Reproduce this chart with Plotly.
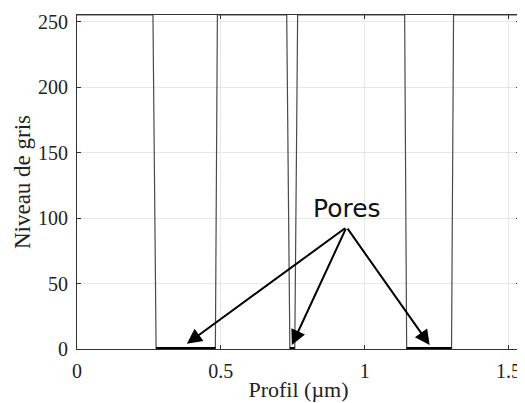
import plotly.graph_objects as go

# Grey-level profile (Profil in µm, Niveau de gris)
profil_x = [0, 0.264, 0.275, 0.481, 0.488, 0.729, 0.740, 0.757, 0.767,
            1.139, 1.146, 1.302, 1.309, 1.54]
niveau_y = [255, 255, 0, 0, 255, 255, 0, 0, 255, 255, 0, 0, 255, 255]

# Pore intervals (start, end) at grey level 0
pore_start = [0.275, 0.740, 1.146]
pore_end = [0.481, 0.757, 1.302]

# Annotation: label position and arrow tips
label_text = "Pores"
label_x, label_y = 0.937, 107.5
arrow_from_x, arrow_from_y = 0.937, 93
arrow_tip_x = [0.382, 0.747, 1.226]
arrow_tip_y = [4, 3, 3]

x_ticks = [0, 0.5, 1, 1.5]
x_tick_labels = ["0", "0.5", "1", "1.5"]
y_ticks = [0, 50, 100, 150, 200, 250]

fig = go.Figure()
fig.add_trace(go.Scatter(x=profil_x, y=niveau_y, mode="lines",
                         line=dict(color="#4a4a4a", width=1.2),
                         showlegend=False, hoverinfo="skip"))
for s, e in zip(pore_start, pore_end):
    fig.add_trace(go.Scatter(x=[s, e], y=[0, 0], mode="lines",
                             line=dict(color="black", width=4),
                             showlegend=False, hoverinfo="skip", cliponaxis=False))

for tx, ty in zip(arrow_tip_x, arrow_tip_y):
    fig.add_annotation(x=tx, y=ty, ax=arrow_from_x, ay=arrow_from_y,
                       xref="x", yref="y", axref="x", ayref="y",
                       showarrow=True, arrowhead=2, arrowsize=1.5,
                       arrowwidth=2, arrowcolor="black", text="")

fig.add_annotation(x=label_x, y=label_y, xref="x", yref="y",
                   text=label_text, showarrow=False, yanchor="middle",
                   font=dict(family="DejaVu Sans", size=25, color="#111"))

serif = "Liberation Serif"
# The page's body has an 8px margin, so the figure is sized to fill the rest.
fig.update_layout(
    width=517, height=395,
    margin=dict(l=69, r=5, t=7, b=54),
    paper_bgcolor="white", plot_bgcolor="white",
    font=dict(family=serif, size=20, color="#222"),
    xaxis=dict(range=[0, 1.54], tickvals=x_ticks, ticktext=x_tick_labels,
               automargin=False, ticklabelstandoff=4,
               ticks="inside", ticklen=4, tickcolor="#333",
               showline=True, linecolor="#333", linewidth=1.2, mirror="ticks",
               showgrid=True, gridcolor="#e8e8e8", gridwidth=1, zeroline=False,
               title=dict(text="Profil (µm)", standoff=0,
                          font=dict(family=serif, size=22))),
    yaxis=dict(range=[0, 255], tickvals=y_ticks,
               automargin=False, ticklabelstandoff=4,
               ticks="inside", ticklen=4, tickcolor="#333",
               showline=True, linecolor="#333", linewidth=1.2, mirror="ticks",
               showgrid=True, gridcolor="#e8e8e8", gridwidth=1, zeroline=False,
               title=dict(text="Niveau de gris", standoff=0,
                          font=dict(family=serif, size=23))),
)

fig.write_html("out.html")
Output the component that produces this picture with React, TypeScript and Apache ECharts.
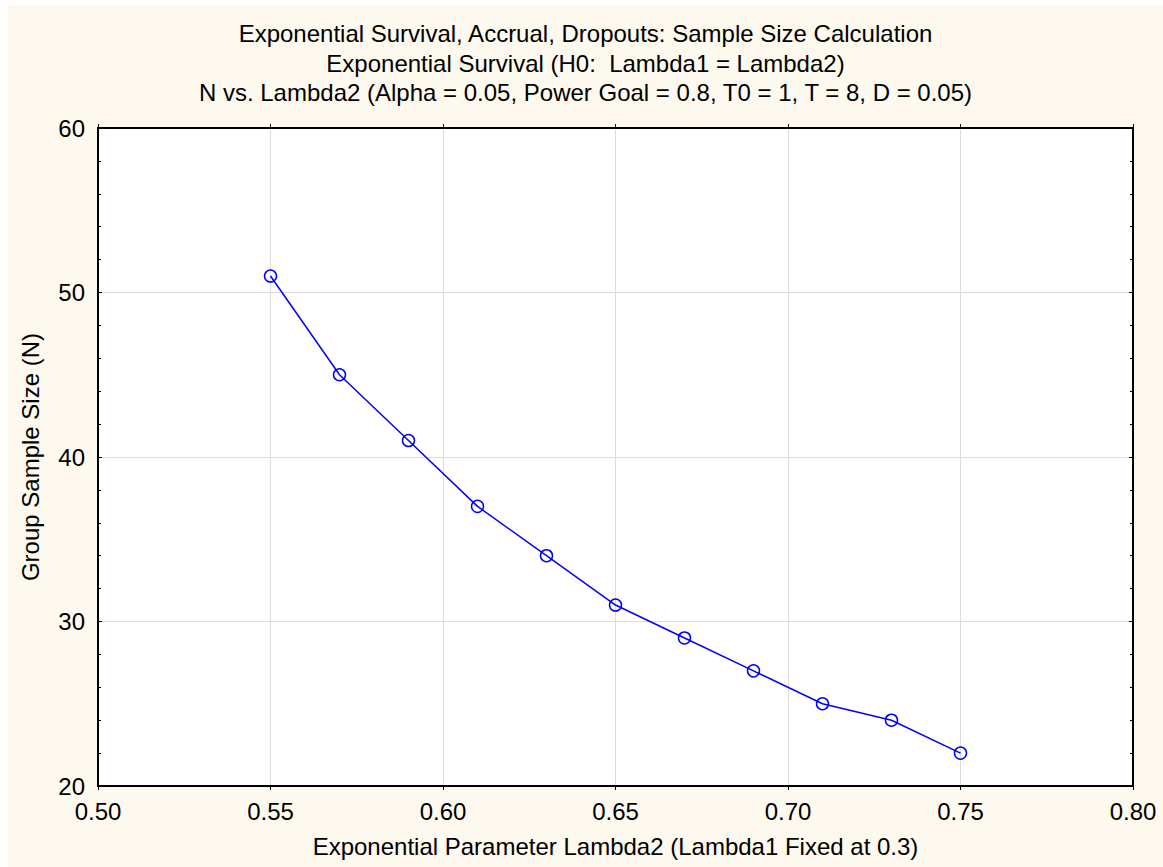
● ● ● ● ●
> _Problem to solve_
From the material above, copy everything exactly but the pictures.

> _Solution for this task_
Reproduce this chart with Plotly.
import plotly.graph_objects as go

# Grey-level profile (Profil in µm, Niveau de gris)
profil_x = [0, 0.264, 0.275, 0.481, 0.488, 0.729, 0.740, 0.757, 0.767,
            1.139, 1.146, 1.302, 1.309, 1.54]
niveau_y = [255, 255, 0, 0, 255, 255, 0, 0, 255, 255, 0, 0, 255, 255]

# Pore intervals (start, end) at grey level 0
pore_start = [0.275, 0.740, 1.146]
pore_end = [0.481, 0.757, 1.302]

# Annotation: label position and arrow tips
label_text = "Pores"
label_x, label_y = 0.937, 107.5
arrow_from_x, arrow_from_y = 0.937, 93
arrow_tip_x = [0.382, 0.747, 1.226]
arrow_tip_y = [4, 3, 3]

x_ticks = [0, 0.5, 1, 1.5]
x_tick_labels = ["0", "0.5", "1", "1.5"]
y_ticks = [0, 50, 100, 150, 200, 250]

fig = go.Figure()
fig.add_trace(go.Scatter(x=profil_x, y=niveau_y, mode="lines",
                         line=dict(color="#4a4a4a", width=1.2),
                         showlegend=False, hoverinfo="skip"))
for s, e in zip(pore_start, pore_end):
    fig.add_trace(go.Scatter(x=[s, e], y=[0, 0], mode="lines",
                             line=dict(color="black", width=4),
                             showlegend=False, hoverinfo="skip", cliponaxis=False))

for tx, ty in zip(arrow_tip_x, arrow_tip_y):
    fig.add_annotation(x=tx, y=ty, ax=arrow_from_x, ay=arrow_from_y,
                       xref="x", yref="y", axref="x", ayref="y",
                       showarrow=True, arrowhead=2, arrowsize=1.5,
                       arrowwidth=2, arrowcolor="black", text="")

fig.add_annotation(x=label_x, y=label_y, xref="x", yref="y",
                   text=label_text, showarrow=False, yanchor="middle",
                   font=dict(family="DejaVu Sans", size=25, color="#111"))

serif = "Liberation Serif"
# The page's body has an 8px margin, so the figure is sized to fill the rest.
fig.update_layout(
    width=517, height=395,
    margin=dict(l=69, r=5, t=7, b=54),
    paper_bgcolor="white", plot_bgcolor="white",
    font=dict(family=serif, size=20, color="#222"),
    xaxis=dict(range=[0, 1.54], tickvals=x_ticks, ticktext=x_tick_labels,
               automargin=False, ticklabelstandoff=4,
               ticks="inside", ticklen=4, tickcolor="#333",
               showline=True, linecolor="#333", linewidth=1.2, mirror="ticks",
               showgrid=True, gridcolor="#e8e8e8", gridwidth=1, zeroline=False,
               title=dict(text="Profil (µm)", standoff=0,
                          font=dict(family=serif, size=22))),
    yaxis=dict(range=[0, 255], tickvals=y_ticks,
               automargin=False, ticklabelstandoff=4,
               ticks="inside", ticklen=4, tickcolor="#333",
               showline=True, linecolor="#333", linewidth=1.2, mirror="ticks",
               showgrid=True, gridcolor="#e8e8e8", gridwidth=1, zeroline=False,
               title=dict(text="Niveau de gris", standoff=0,
                          font=dict(family=serif, size=23))),
)

fig.write_html("out.html")
Output the component that produces this picture with React, TypeScript and Apache ECharts.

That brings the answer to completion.